If I talk about the oldest climber to ever reach the summit, he was Yuichiro Miura from Japan. He topped the peak in 2013 at the age of 80 years, 224 days. Yuichiro Miura was also the famous guy who skied down Everest in 1971. Miura again tried to reach the summit in 2017 at the age of 85 and passed away on Everest.

American climber Jordan Romero is known to be the youngest person to ever summit the mountain. His age was just 13 years, 10 months, and 10 days when he reached the peak of Everest in 2010.

Now governments of Nepal and China have agreed to out the age restriction on climbers. So, the record of the youngest climber will always be there. Because new rules clearly state that the climber must be at least 16 years old before attempting the mountain. There is no limit for upper age, but senior climbers may be required to pass a medical exam.

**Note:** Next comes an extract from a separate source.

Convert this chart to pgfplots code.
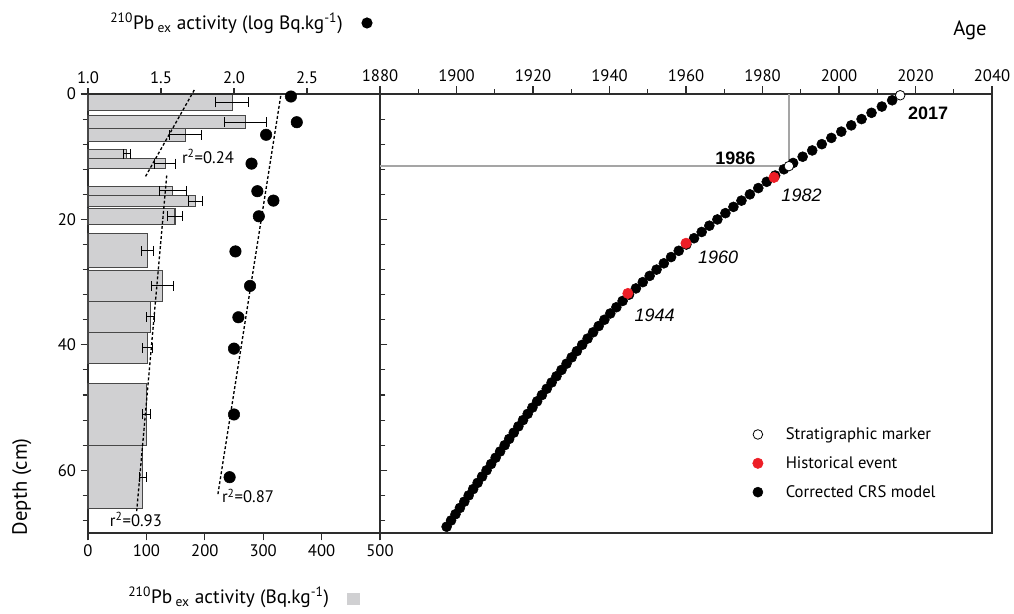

6. Height of Mount Everest

Mount Everest is the highest mountain in the world but its exact height is often disputed. Back in 1955, it was measured to be 29,029 feet tall above sea level. This was recognized as the official altitude by both the Nepali and Chinese governments.

In 1999, a team from National Geographic placed a GPS device on the summit and recorded the altitude as 29,035 feet. A Chinese team in 2005 used more precise instruments measured the height to be 29,017 feet.

Scientists clam that the mountain is still growing half an inch a year but it may have even decreased after a major earthquake in 2015. Now Nepalese mountaineers are planning to measure it again and their work should be completed in 2020.

What is the exact height of Mount Everest?

It is controversial, but the official number is 29,029 feet. You can remember this.

7. Longest time spent at the peak

Elevation above 26,000 feet is considered the “Death Zone” in the mountains. It is because of the low oxygen level. So, mountaineers try to leave as soon as they reach the peak. Most of the climbers are already exhausted by the attempt and they try to return back to avoid any running out of oxygen. They cannot get much time to rest or enjoy the view.

But there was a man who remained at the peak for over 20 hours without supplementary oxygen. This man was Babu Chiri Sherpa who set this record in 1999. Babu Chiri Sherpa reached the summit of Mount Everest ten times.

In 2001, Chiri was attempting the peak eleventh time but fell into a crevasse while capturing photographs near Camp II (6,500 m).